The longest passages I can think of are in the South Pacific and rarely exceed a month. The longest hop I took crossing the Atlantic was three weeks. You can practice at home -- think about what you want to eat for a week and buy all the food at once (refrigerator is allowed -- most although not all cruisers do have refrigeration) and eat from that. Push to two weeks and do it again. You'll find it isn't hard at all.


----------



## GregX999 (Jul 8, 2009)

Thanks for all the advice guys!

wind_magic - I DO realize cruising isn't all margaritas and sunsets. I've read a few books (by L. & L. Pardy and by Annie Hill) - so I realize (at a purely logical level) the amount of comforts being given up. But obviously just "pretending" to do it in your house isn't quite the same.  

mikeandrebecca - Wow, that's quite an endorsement. Thanks! (Are you sure you don't own the company? )

braidmike - Yeah, that's what I figured would be the best way to learn.
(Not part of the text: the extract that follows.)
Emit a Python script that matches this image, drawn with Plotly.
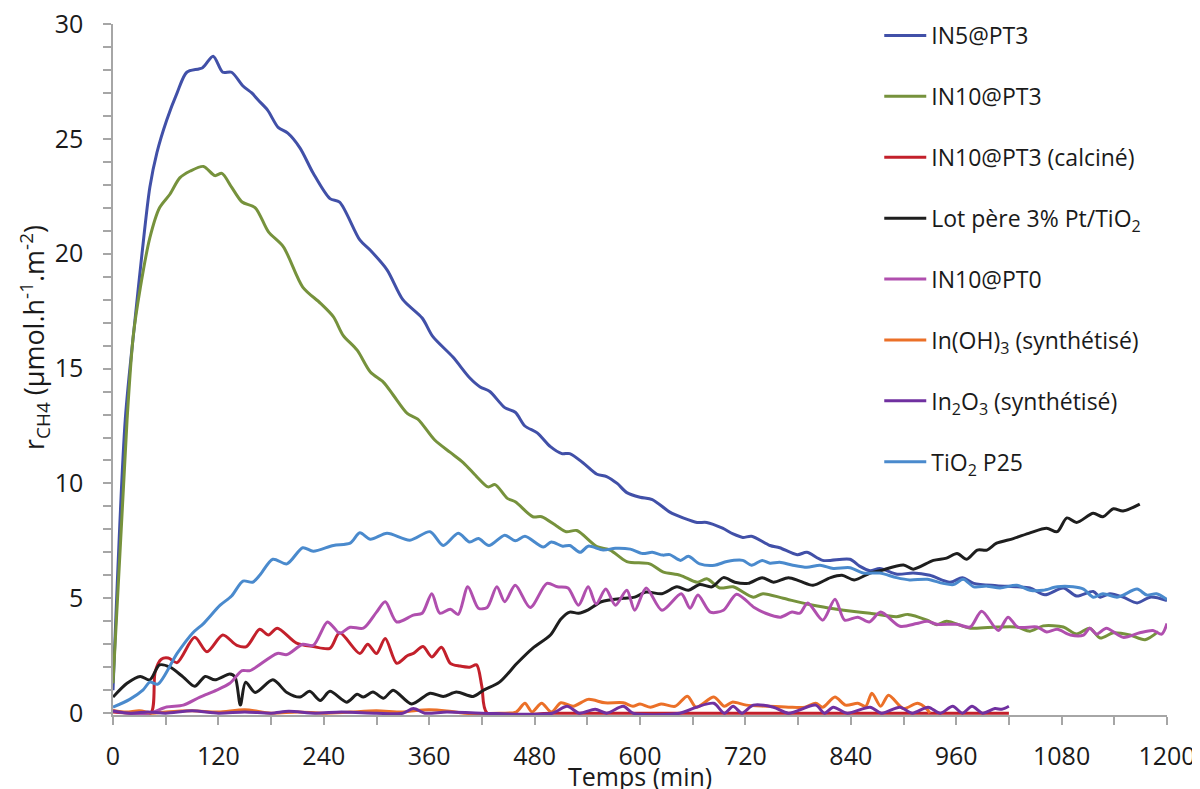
import plotly.graph_objects as go

# CH4 production rate vs time
in5_pt3_t = [0, 14, 25, 33, 42, 50, 61, 73, 84, 102, 114, 125, 135, 148, 158, 165, 176, 188, 199, 213,
             228, 247, 258, 281, 293, 312, 330, 352, 364, 387, 406, 418, 429, 446, 458, 469, 483, 498,
             511, 520, 535, 551, 562, 574, 585, 600, 614, 634, 649, 665, 676, 694, 706, 717, 727, 748,
             759, 779, 790, 808, 839, 850, 862, 873, 893, 911, 930, 953, 967, 980, 1006, 1029, 1044,
             1061, 1082, 1097, 1116, 1124, 1135, 1150, 1166, 1181, 1200]
in5_pt3 = [1.0, 12.8, 17.1, 20.0, 22.9, 24.4, 25.8, 27.0, 27.9, 28.1, 28.6, 27.9, 27.9, 27.3, 27.0, 26.7,
           26.25, 25.5, 25.25, 24.6, 23.5, 22.4, 22.25, 20.6, 20.15, 19.3, 18.0, 17.2, 16.4, 15.5, 14.6,
           14.2, 14.0, 13.3, 13.1, 12.5, 12.2, 11.6, 11.3, 11.3, 10.9, 10.4, 10.3, 10.0, 9.6, 9.4, 9.3,
           8.75, 8.5, 8.3, 8.3, 8.05, 7.8, 7.65, 7.7, 7.3, 7.2, 6.9, 7.0, 6.65, 6.7, 6.4, 6.2, 6.3, 6.05,
           6.1, 6.0, 5.7, 5.9, 5.65, 5.55, 5.5, 5.45, 5.15, 5.45, 5.1, 5.3, 5.05, 5.2, 5.05, 4.8, 5.05, 4.9]

in10_pt3_t = [0, 16, 23, 31, 42, 53, 65, 76, 88, 103, 116, 124, 135, 147, 162, 177, 194, 216, 236, 251,
              262, 278, 293, 308, 319, 335, 347, 366, 384, 399, 414, 427, 435, 449, 458, 478, 488, 505,
              516, 528, 551, 566, 585, 611, 626, 646, 665, 676, 691, 706, 729, 740, 763, 790, 816, 839,
              862, 892, 905, 927, 938, 949, 976, 1006, 1029, 1044, 1059, 1082, 1097, 1112, 1124, 1139,
              1158, 1175, 1190]
in10_pt3 = [1.3, 12.75, 16.4, 18.5, 20.7, 22.0, 22.6, 23.3, 23.6, 23.8, 23.4, 23.5, 22.9, 22.25, 22.0,
            20.95, 20.3, 18.55, 17.85, 17.25, 16.45, 15.8, 14.85, 14.4, 13.85, 13.05, 12.8, 11.9, 11.35,
            10.9, 10.3, 9.85, 9.95, 9.35, 9.2, 8.55, 8.55, 8.15, 7.9, 7.95, 7.25, 7.1, 6.6, 6.5, 6.15,
            6.0, 5.7, 5.85, 5.45, 5.5, 5.05, 5.2, 5.0, 4.75, 4.57, 4.45, 4.35, 4.2, 4.3, 4.05, 3.85, 4.0,
            3.7, 3.75, 3.75, 3.57, 3.8, 3.75, 3.45, 3.7, 3.27, 3.5, 3.4, 3.2, 3.55]

calcine_t = [0, 20, 43, 48, 55, 63, 73, 93, 107, 125, 141, 152, 167, 177, 187, 209, 228, 247, 258, 281,
             290, 300, 310, 323, 335, 342, 353, 363, 374, 384, 395, 406, 414, 420, 426, 500, 600, 700,
             800, 900, 1020]
calcine = [0.05, 0.0, 0.0, 1.8, 2.35, 2.4, 2.2, 3.3, 2.67, 3.4, 2.95, 2.9, 3.65, 3.4, 3.7, 3.05, 2.9,
           2.82, 3.5, 2.6, 3.0, 2.6, 3.25, 2.17, 2.5, 2.6, 2.9, 2.45, 2.87, 2.17, 2.05, 2.0, 2.1, 1.15,
           0.0, 0.0, 0.0, 0.0, 0.0, 0.0, 0.0]

lot_pere_t = [0, 16, 31, 42, 53, 65, 80, 93, 105, 116, 133, 139, 145, 151, 162, 182, 198, 213, 224, 236,
              247, 266, 278, 285, 296, 308, 319, 340, 361, 376, 391, 410, 422, 440, 460, 478, 498, 510,
              520, 530, 541, 556, 581, 594, 607, 625, 642, 655, 668, 682, 695, 708, 723, 739, 752, 769,
              782, 797, 817, 830, 844, 862, 873, 900, 911, 934, 949, 961, 972, 984, 995, 1006, 1025,
              1044, 1063, 1075, 1086, 1097, 1116, 1127, 1139, 1150, 1169]
lot_pere = [0.7, 1.3, 1.6, 1.45, 2.1, 2.0, 1.57, 1.17, 1.6, 1.45, 1.7, 1.57, 0.35, 1.35, 0.9, 1.45, 0.9,
            0.7, 0.95, 0.55, 0.95, 0.48, 0.82, 0.7, 0.92, 0.65, 1.0, 0.4, 0.87, 0.73, 0.92, 0.73, 1.0,
            1.35, 2.17, 2.83, 3.4, 4.1, 4.4, 4.35, 4.5, 4.85, 5.0, 5.05, 5.27, 5.2, 5.5, 5.35, 5.6, 5.5,
            5.9, 5.7, 5.65, 5.9, 5.7, 5.9, 5.75, 5.57, 5.9, 6.0, 5.8, 6.1, 6.2, 6.45, 6.27, 6.65, 6.75,
            6.95, 6.7, 7.1, 7.1, 7.4, 7.6, 7.85, 8.05, 7.9, 8.5, 8.3, 8.7, 8.55, 8.9, 8.8, 9.1]

in10_pt0_t = [0, 20, 42, 61, 80, 99, 118, 133, 147, 156, 187, 198, 216, 228, 244, 251, 258, 270, 285,
              300, 310, 323, 342, 352, 363, 372, 384, 393, 404, 416, 426, 437, 446, 458, 475, 494, 506,
              518, 530, 541, 550, 561, 572, 585, 594, 607, 625, 647, 657, 666, 680, 695, 710, 730, 743,
              760, 773, 782, 791, 808, 822, 833, 848, 861, 874, 896, 915, 927, 938, 961, 976, 989, 1008,
              1019, 1030, 1052, 1063, 1075, 1090, 1105, 1112, 1120, 1131, 1150, 1169, 1184, 1194, 1200]
in10_pt0 = [0.1, 0.0, 0.0, 0.27, 0.35, 0.7, 1.0, 1.3, 1.85, 1.85, 2.6, 2.55, 3.0, 2.95, 3.97, 3.75, 3.48,
            3.74, 3.7, 4.4, 4.85, 3.97, 4.27, 4.35, 5.2, 4.35, 4.52, 4.3, 5.5, 4.57, 4.6, 5.5, 4.85,
            5.57, 4.6, 5.65, 5.5, 5.45, 4.7, 5.5, 4.75, 5.4, 4.7, 5.35, 4.48, 5.45, 4.48, 5.2, 4.57,
            5.14, 4.4, 4.48, 5.18, 4.6, 4.35, 4.18, 4.4, 4.35, 4.8, 4.05, 4.96, 4.05, 4.18, 3.97, 4.4,
            3.78, 3.9, 4.0, 3.87, 3.87, 3.75, 4.44, 3.6, 4.18, 3.75, 3.75, 3.53, 3.65, 3.4, 3.4, 3.7,
            3.44, 3.7, 3.3, 3.5, 3.6, 3.44, 3.9]

in_oh3_t = [0, 15, 30, 45, 60, 90, 120, 150, 180, 210, 240, 270, 300, 330, 345, 360, 380, 400, 440, 459,
            469, 477, 488, 499, 510, 524, 541, 560, 581, 592, 600, 612, 624, 640, 654, 664, 684, 696,
            705, 721, 745, 769, 788, 800, 808, 822, 834, 848, 857, 864, 874, 883, 900, 916, 926, 930]
in_oh3 = [0.12, 0.05, 0.1, 0.0, 0.05, 0.1, 0.05, 0.15, 0.0, 0.05, 0.0, 0.05, 0.1, 0.05, 0.12, 0.15, 0.1,
          0.0, 0.0, 0.05, 0.43, 0.05, 0.43, 0.05, 0.45, 0.3, 0.6, 0.45, 0.45, 0.3, 0.4, 0.26, 0.4, 0.3,
          0.74, 0.26, 0.7, 0.3, 0.48, 0.35, 0.3, 0.26, 0.26, 0.43, 0.26, 0.7, 0.35, 0.43, 0.3, 0.87,
          0.3, 0.78, 0.2, 0.43, 0.2, 0.0]

in2o3_t = [0, 20, 40, 60, 90, 120, 150, 180, 200, 230, 260, 300, 330, 342, 355, 380, 420, 500, 517, 531,
           549, 562, 581, 592, 645, 664, 684, 696, 706, 716, 729, 752, 769, 800, 810, 820, 836, 862, 875,
           896, 910, 928, 942, 956, 967, 978, 990, 1004, 1012, 1020]
in2o3 = [0.1, 0.0, 0.05, 0.0, 0.1, 0.0, 0.05, 0.0, 0.08, 0.0, 0.05, 0.0, 0.0, 0.2, 0.0, 0.05, 0.0, 0.0,
         0.3, 0.0, 0.17, 0.0, 0.3, 0.0, 0.0, 0.26, 0.43, 0.0, 0.3, 0.0, 0.35, 0.26, 0.0, 0.35, 0.0, 0.26,
         0.0, 0.26, 0.0, 0.26, 0.0, 0.26, 0.0, 0.3, 0.0, 0.3, 0.0, 0.2, 0.17, 0.3]

p25_t = [0, 19, 34, 42, 51, 73, 91, 103, 122, 135, 148, 159, 167, 182, 198, 216, 228, 251, 270, 281, 293,
         312, 338, 361, 376, 393, 406, 416, 428, 446, 458, 469, 490, 499, 512, 520, 532, 541, 558, 572,
         589, 603, 614, 626, 634, 646, 655, 668, 685, 699, 717, 727, 739, 748, 759, 774, 790, 805, 820,
         839, 854, 873, 892, 907, 927, 945, 957, 968, 980, 995, 1010, 1029, 1044, 1059, 1075, 1093, 1105,
         1116, 1127, 1143, 1150, 1166, 1177, 1188, 1200]
p25 = [0.26, 0.6, 1.0, 1.35, 1.26, 2.6, 3.5, 3.9, 4.7, 5.1, 5.75, 5.7, 6.0, 6.7, 6.5, 7.2, 7.05, 7.3, 7.4,
       7.85, 7.57, 7.83, 7.53, 7.9, 7.3, 7.83, 7.45, 7.6, 7.3, 7.75, 7.5, 7.7, 7.23, 7.45, 7.27, 7.3, 7.0,
       7.27, 7.1, 7.18, 7.14, 6.95, 7.0, 6.88, 6.9, 6.65, 6.83, 6.5, 6.44, 6.6, 6.65, 6.44, 6.65, 6.53,
       6.57, 6.44, 6.35, 6.44, 6.3, 6.33, 6.1, 6.1, 5.9, 5.8, 5.83, 5.65, 5.6, 5.83, 5.5, 5.53, 5.45, 5.57,
       5.35, 5.35, 5.5, 5.5, 5.4, 5.05, 5.2, 5.05, 5.14, 5.4, 5.14, 5.2, 4.95]

series = [
    ("IN5@PT3", in5_pt3_t, in5_pt3, "#4150A8"),
    ("IN10@PT3", in10_pt3_t, in10_pt3, "#76923C"),
    ("IN10@PT3 (calciné)", calcine_t, calcine, "#C3202B"),
    ("Lot père 3% Pt/TiO<sub>2</sub>", lot_pere_t, lot_pere, "#1E1E1E"),
    ("IN10@PT0", in10_pt0_t, in10_pt0, "#B04FAE"),
    ("In(OH)<sub>3</sub> (synthétisé)", in_oh3_t, in_oh3, "#EB7028"),
    ("In<sub>2</sub>O<sub>3</sub> (synthétisé)", in2o3_t, in2o3, "#7030A0"),
    ("TiO<sub>2</sub> P25", p25_t, p25, "#4A8ACD"),
]

fig = go.Figure()
for i, (name, t, v, col) in enumerate(series):
    fig.add_trace(go.Scatter(x=t, y=v, name=name, mode="lines", legendgroup=str(i),
                             line=dict(color=col, width=3, shape="spline", smoothing=0.8)))

font = "'Open Sans', sans-serif"
txt = "#1a1a1a"
axcol = "#A6A6A6"

# the page puts the figure 8px in from the top-left, margins make up for it
fig.update_layout(
    width=1200, height=789,
    margin=dict(l=105, r=41, t=16, b=82, autoexpand=False),
    plot_bgcolor="white", paper_bgcolor="white",
    font=dict(family=font, color=txt),
    showlegend=True,
    legend=dict(x=0.727, y=1.0145, xanchor="left", yanchor="top", bgcolor="rgba(0,0,0,0)",
                font=dict(size=23, family=font, color=txt), tracegroupgap=28,
                itemwidth=42, maxheight=760),
    xaxis=dict(range=[0, 1200], dtick=120, tick0=0, showgrid=False, zeroline=False, automargin=False,
               showline=True, linecolor=axcol, linewidth=1.5, ticklabeloverflow="allow",
               ticks="outside", ticklen=8, tickcolor=axcol, tickwidth=1.5, ticklabelstandoff=10,
               minor=dict(dtick=60, ticks="outside", ticklen=8, tickcolor=axcol, tickwidth=1.5),
               tickfont=dict(size=25, family=font, color=txt)),
    yaxis=dict(range=[-0.08, 30], dtick=5, tick0=0, showgrid=False, zeroline=False, automargin=False,
               showline=True, linecolor=axcol, linewidth=1.5, ticklabeloverflow="allow",
               ticks="outside", ticklen=8, tickcolor=axcol, tickwidth=1.5, ticklabelstandoff=15,
               minor=dict(dtick=1, ticks="outside", ticklen=8, tickcolor=axcol, tickwidth=1.5),
               tickfont=dict(size=25, family=font, color=txt)),
    annotations=[
        dict(text="Temps (min)", xref="paper", yref="paper", x=0.5, y=-0.088,
             xanchor="center", yanchor="middle", showarrow=False,
             font=dict(size=25, family=font, color=txt)),
        dict(text="r<sub>CH4</sub> (µmol.h<sup>-1</sup>.m<sup>-2</sup>)", xref="paper", yref="paper",
             x=-0.075, y=0.547, textangle=-90, xanchor="center", yanchor="middle", showarrow=False,
             font=dict(size=27, family=font, color=txt)),
    ],
)

fig.write_html("out.html")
It would just suck to jump-in feet-first (what other way is there really?) and then after a month or 2 or 6 decide that you want out. And yeah, the money thing can be scary - it's so hard to get a realistic picture of what's needed - I read stories of people out sailing for years on $1000/month, and others saying they need $4000/month. Obviously comfort-level has something to do with that (ie: refrigeration, water makers, boat size, etc.), as well as how handy you are (ie: scraping and painting your own hull, etc.).

SVAuspicious - Unfortunately, I have ZERO interest in racing. But I get what you're saying... just get out there and start "doing". 

I realize there's no perfect way to go about it, no way to know *for sure* how much I'd like it, no way to learn *everything* I'd need/want to know. Well, at least I'm young and single and the "spirit of adventure" hasn't been squashed out of me yet! :laugher

Greg


----------



## mikeandrebecca (Oct 30, 2008)

What do you mean it isn't all margaritas and sunsets? That is what we signed up for!


----------



## pdqaltair (Nov 14, 2008)

*Don't discount any of the advice offered...*

It is all a different part of what you will experience.

Racing is not bad, if you are new to sailing and want to learn fast:
* Need to claw off a lee shore in bad weather? 
* Need to get the chute down fast?
* Want to make good time to the next port to beat weather or night?
* Want to learn differnt ways to sail many boats?
You will learn these things better and faster sailing on multiple race boats. I hate racing, but I know how. It is VITAL that a cruiser know how to ring every knot out of their boat, even if they don't often choose to.

Buy dingy and sell it in the fall. Something with a jib (Precision 15, Albacor) that you can go out and push to the edge of the envelope. You will get back what you paid for it and learn a ton about how a bigger boat will handle conditions you hope to never see. I am amazed how many big boat sailors freeze up when the engine fails, because they never learned how to sail without a motor. I've actually sailed into my slip twice (different boats - engine failures).

Have fun and don't focus on equipment until you learn more.


----------



## CaptainForce (Jan 1, 2006)

Remember, you don't need to take huge steps.....Get the boat in a slip that has good access to daysailing. After gaining that experience take a few short cruises. We cruise with the seasons on the East Coast,- there is no downside! 'take care and joy, Aythya crew


----------